▶ [BRIEF]
Transcribe all of the material exactly, except for its pictures.

▶ [MATERIAL]
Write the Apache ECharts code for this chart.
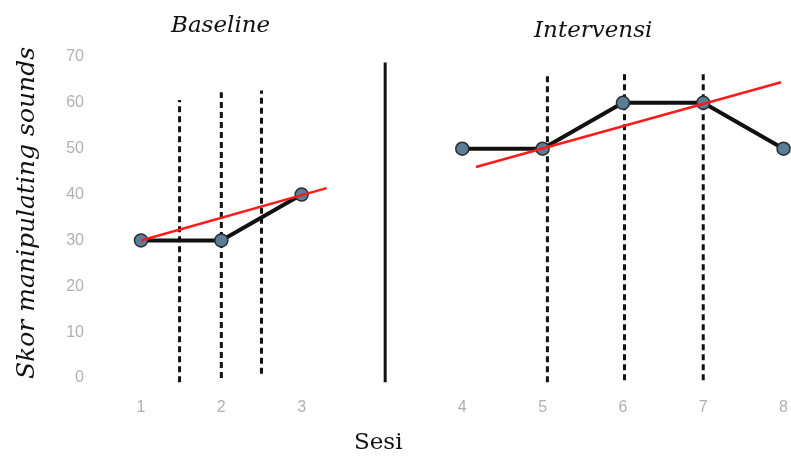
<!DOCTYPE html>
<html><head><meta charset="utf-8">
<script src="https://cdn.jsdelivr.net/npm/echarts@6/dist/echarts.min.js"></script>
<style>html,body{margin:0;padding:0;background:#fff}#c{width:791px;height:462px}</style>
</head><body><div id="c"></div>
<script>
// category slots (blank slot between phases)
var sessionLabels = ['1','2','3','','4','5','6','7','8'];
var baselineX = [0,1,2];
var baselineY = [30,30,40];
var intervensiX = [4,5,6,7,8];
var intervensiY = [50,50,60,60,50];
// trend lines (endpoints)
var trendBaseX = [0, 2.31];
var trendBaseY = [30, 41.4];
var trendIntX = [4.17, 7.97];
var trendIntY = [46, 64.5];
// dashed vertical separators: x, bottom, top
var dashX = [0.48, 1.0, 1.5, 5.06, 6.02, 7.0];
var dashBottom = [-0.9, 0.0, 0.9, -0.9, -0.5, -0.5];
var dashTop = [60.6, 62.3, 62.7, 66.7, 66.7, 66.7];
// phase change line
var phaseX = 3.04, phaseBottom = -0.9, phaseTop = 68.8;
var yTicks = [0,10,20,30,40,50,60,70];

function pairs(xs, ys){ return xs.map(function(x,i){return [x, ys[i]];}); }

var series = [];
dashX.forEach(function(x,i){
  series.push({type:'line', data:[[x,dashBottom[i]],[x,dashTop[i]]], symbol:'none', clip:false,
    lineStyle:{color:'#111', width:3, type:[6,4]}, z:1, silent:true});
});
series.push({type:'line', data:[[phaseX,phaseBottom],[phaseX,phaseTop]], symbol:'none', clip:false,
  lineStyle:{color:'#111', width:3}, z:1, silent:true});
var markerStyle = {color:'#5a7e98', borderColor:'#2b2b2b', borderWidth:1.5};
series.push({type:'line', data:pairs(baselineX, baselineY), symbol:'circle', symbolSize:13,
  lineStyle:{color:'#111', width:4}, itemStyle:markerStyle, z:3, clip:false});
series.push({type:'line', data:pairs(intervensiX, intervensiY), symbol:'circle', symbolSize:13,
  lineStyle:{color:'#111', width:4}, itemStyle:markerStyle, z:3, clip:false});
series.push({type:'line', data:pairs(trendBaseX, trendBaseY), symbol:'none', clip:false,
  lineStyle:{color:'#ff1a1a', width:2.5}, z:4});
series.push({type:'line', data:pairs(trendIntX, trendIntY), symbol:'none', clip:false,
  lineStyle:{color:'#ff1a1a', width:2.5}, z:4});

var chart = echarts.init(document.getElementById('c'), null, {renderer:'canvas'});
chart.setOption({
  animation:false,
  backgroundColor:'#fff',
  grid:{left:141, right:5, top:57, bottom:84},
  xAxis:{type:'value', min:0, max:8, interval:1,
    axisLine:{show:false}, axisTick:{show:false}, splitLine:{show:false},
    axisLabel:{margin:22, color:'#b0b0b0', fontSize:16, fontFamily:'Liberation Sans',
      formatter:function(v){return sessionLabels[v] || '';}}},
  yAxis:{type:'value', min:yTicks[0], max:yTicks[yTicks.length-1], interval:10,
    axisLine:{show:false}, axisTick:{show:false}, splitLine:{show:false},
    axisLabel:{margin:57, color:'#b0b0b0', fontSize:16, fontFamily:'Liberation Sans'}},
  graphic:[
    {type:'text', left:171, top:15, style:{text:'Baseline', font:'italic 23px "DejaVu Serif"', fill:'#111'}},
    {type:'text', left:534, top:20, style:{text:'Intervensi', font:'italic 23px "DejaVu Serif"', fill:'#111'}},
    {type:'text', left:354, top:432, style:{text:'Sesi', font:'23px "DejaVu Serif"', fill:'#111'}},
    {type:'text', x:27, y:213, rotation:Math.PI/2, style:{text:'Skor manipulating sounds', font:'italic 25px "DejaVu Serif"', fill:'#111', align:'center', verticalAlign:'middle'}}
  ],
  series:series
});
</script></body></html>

▶ [WRITTEN RESPONSE]
Write the Apache ECharts code for this chart.
<!DOCTYPE html>
<html><head><meta charset="utf-8">
<script src="https://cdn.jsdelivr.net/npm/echarts@6/dist/echarts.min.js"></script>
<style>html,body{margin:0;padding:0;background:#fff}#c{width:791px;height:462px}</style>
</head><body><div id="c"></div>
<script>
// category slots (blank slot between phases)
var sessionLabels = ['1','2','3','','4','5','6','7','8'];
var baselineX = [0,1,2];
var baselineY = [30,30,40];
var intervensiX = [4,5,6,7,8];
var intervensiY = [50,50,60,60,50];
// trend lines (endpoints)
var trendBaseX = [0, 2.31];
var trendBaseY = [30, 41.4];
var trendIntX = [4.17, 7.97];
var trendIntY = [46, 64.5];
// dashed vertical separators: x, bottom, top
var dashX = [0.48, 1.0, 1.5, 5.06, 6.02, 7.0];
var dashBottom = [-0.9, 0.0, 0.9, -0.9, -0.5, -0.5];
var dashTop = [60.6, 62.3, 62.7, 66.7, 66.7, 66.7];
// phase change line
var phaseX = 3.04, phaseBottom = -0.9, phaseTop = 68.8;
var yTicks = [0,10,20,30,40,50,60,70];

function pairs(xs, ys){ return xs.map(function(x,i){return [x, ys[i]];}); }

var series = [];
dashX.forEach(function(x,i){
  series.push({type:'line', data:[[x,dashBottom[i]],[x,dashTop[i]]], symbol:'none', clip:false,
    lineStyle:{color:'#111', width:3, type:[6,4]}, z:1, silent:true});
});
series.push({type:'line', data:[[phaseX,phaseBottom],[phaseX,phaseTop]], symbol:'none', clip:false,
  lineStyle:{color:'#111', width:3}, z:1, silent:true});
var markerStyle = {color:'#5a7e98', borderColor:'#2b2b2b', borderWidth:1.5};
series.push({type:'line', data:pairs(baselineX, baselineY), symbol:'circle', symbolSize:13,
  lineStyle:{color:'#111', width:4}, itemStyle:markerStyle, z:3, clip:false});
series.push({type:'line', data:pairs(intervensiX, intervensiY), symbol:'circle', symbolSize:13,
  lineStyle:{color:'#111', width:4}, itemStyle:markerStyle, z:3, clip:false});
series.push({type:'line', data:pairs(trendBaseX, trendBaseY), symbol:'none', clip:false,
  lineStyle:{color:'#ff1a1a', width:2.5}, z:4});
series.push({type:'line', data:pairs(trendIntX, trendIntY), symbol:'none', clip:false,
  lineStyle:{color:'#ff1a1a', width:2.5}, z:4});

var chart = echarts.init(document.getElementById('c'), null, {renderer:'canvas'});
chart.setOption({
  animation:false,
  backgroundColor:'#fff',
  grid:{left:141, right:5, top:57, bottom:84},
  xAxis:{type:'value', min:0, max:8, interval:1,
    axisLine:{show:false}, axisTick:{show:false}, splitLine:{show:false},
    axisLabel:{margin:22, color:'#b0b0b0', fontSize:16, fontFamily:'Liberation Sans',
      formatter:function(v){return sessionLabels[v] || '';}}},
  yAxis:{type:'value', min:yTicks[0], max:yTicks[yTicks.length-1], interval:10,
    axisLine:{show:false}, axisTick:{show:false}, splitLine:{show:false},
    axisLabel:{margin:57, color:'#b0b0b0', fontSize:16, fontFamily:'Liberation Sans'}},
  graphic:[
    {type:'text', left:171, top:15, style:{text:'Baseline', font:'italic 23px "DejaVu Serif"', fill:'#111'}},
    {type:'text', left:534, top:20, style:{text:'Intervensi', font:'italic 23px "DejaVu Serif"', fill:'#111'}},
    {type:'text', left:354, top:432, style:{text:'Sesi', font:'23px "DejaVu Serif"', fill:'#111'}},
    {type:'text', x:27, y:213, rotation:Math.PI/2, style:{text:'Skor manipulating sounds', font:'italic 25px "DejaVu Serif"', fill:'#111', align:'center', verticalAlign:'middle'}}
  ],
  series:series
});
</script></body></html>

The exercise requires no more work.